Someone asked us this week whether we were planning on writing about Mother’s Day. Our initial thought was, um, no — because hey, while we all have them (and some of us are them), what is there of particular concern to professional women and overachieving chicks to discuss?
Then we started thinking — behind so many overachieving chicks we know, there’s a great mother who has encouraged them to succeed, told them they were smart (and pretty), and that they could do anything they wanted to. So let’s use the comments thread to share a few words about our mothers and give thanks to them (and, tell us what you’re getting them for Mother’s Day!) Do you think they helped your success today? How did they encourage you along the journey?
This author’s own tribute, after the jump…

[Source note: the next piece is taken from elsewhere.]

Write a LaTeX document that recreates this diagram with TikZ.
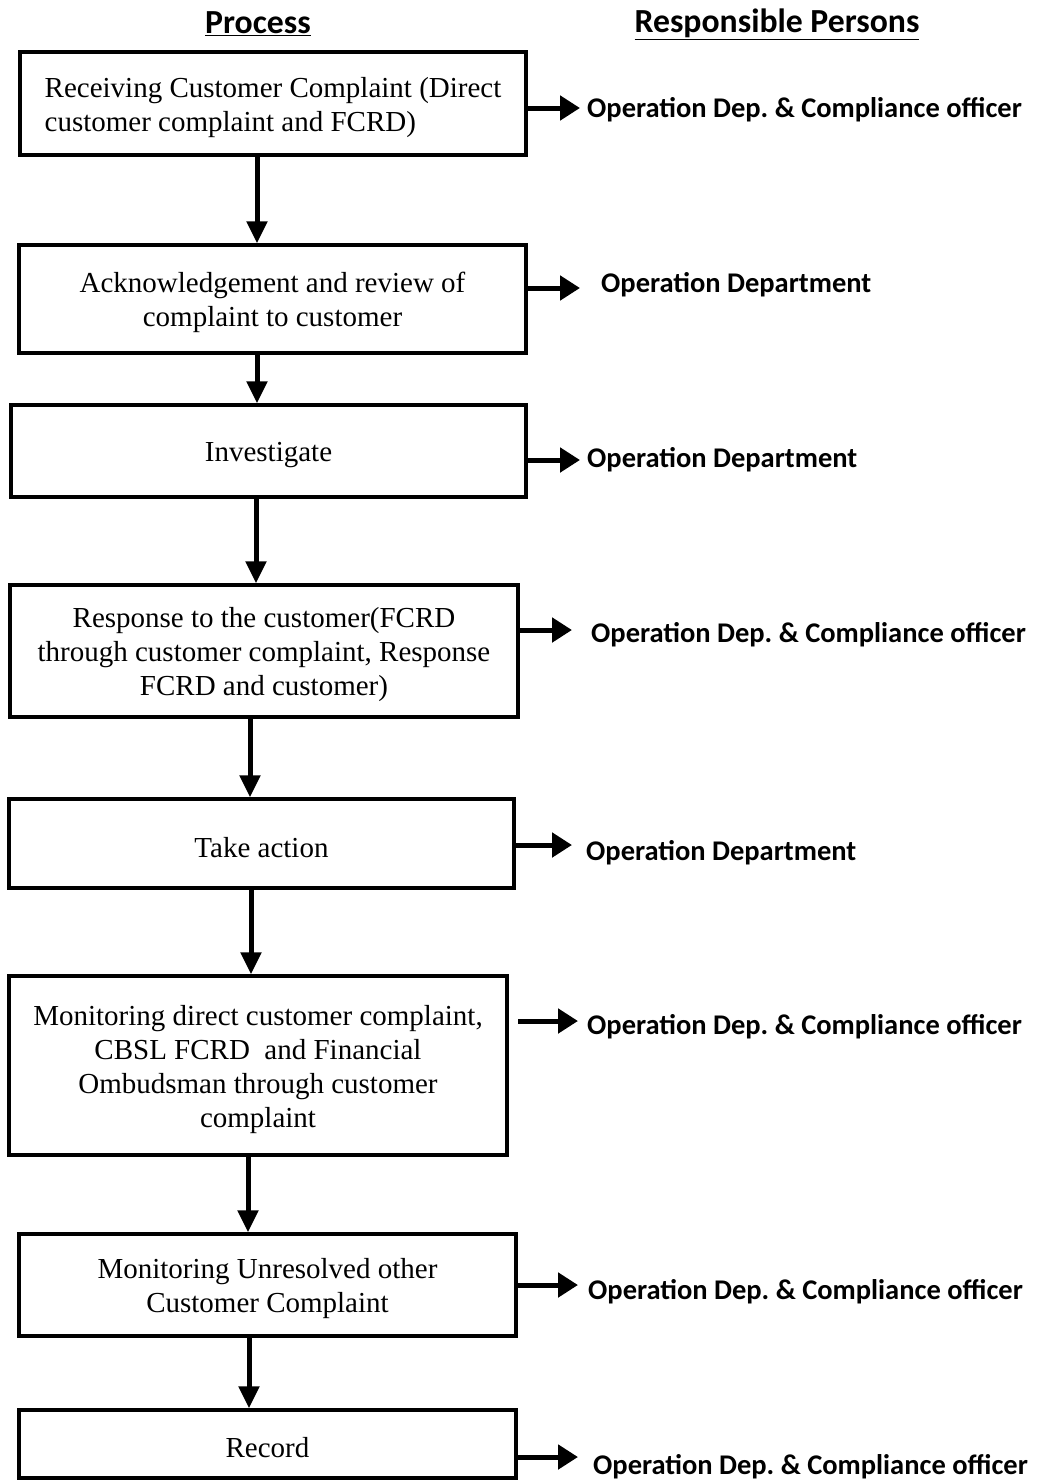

I am incredibly lucky to have a very caring and smart lady for a mom. Both street savvy as well as well educated (with undergrad degrees in English and Philosophy, and a masters in Library Sciences), my mom married my dad when she was 21. After working to help put him through law school, she had me at age 27 and decided to stay home full time. She was a very hands-on mother — she helped me learn to read at a very young age, and made sure my library visits were frequent. She bought me Doctor Barbie and Lawyer Barbie (and, well, lots of other Barbies), and told me I could do anything I put my mind to. She waited tirelessly through more after-school lessons than either of us care to remember (including, briefly, golfing lessons — her theory was that if I ever became a female executive I had to know how to play). Having read that young girls are often intimidated by math, she created brief daily math assignments for me over several pre-teen summers, and worked with me until I understood the concepts. (I wound up skipping a grade in math around the 7th grade.) She taught me how to research a paper (each possible topic got its own page on legal paper, with attribution info like page numbers and book titles in the margins), and gave me feedback on my first (and second, and third, and …) drafts of numerous writing projects, both personal and school-related. She somehow still loves me despite my fire-breathing teenage years. She taught me how to shop — the thrill of a good sale! — as well as the value of savings. She supported me during my young, idealistic days (“I’ll be a journalist!”) — including my crazy I-know-no-one-there-but-am-moving-to-New-York-to-intern decision during my sophomore summer of college — and did her best to keep quiet her massive sigh of relief when I decided to go to law school. She has always called me on it when I was being an intellectual wimp, and has always encouraged me to do my best. So: thanks, Mom.
I’d say what I’m getting her this year, but that seems like a bad idea, as she is one of the blog’s most loyal readers.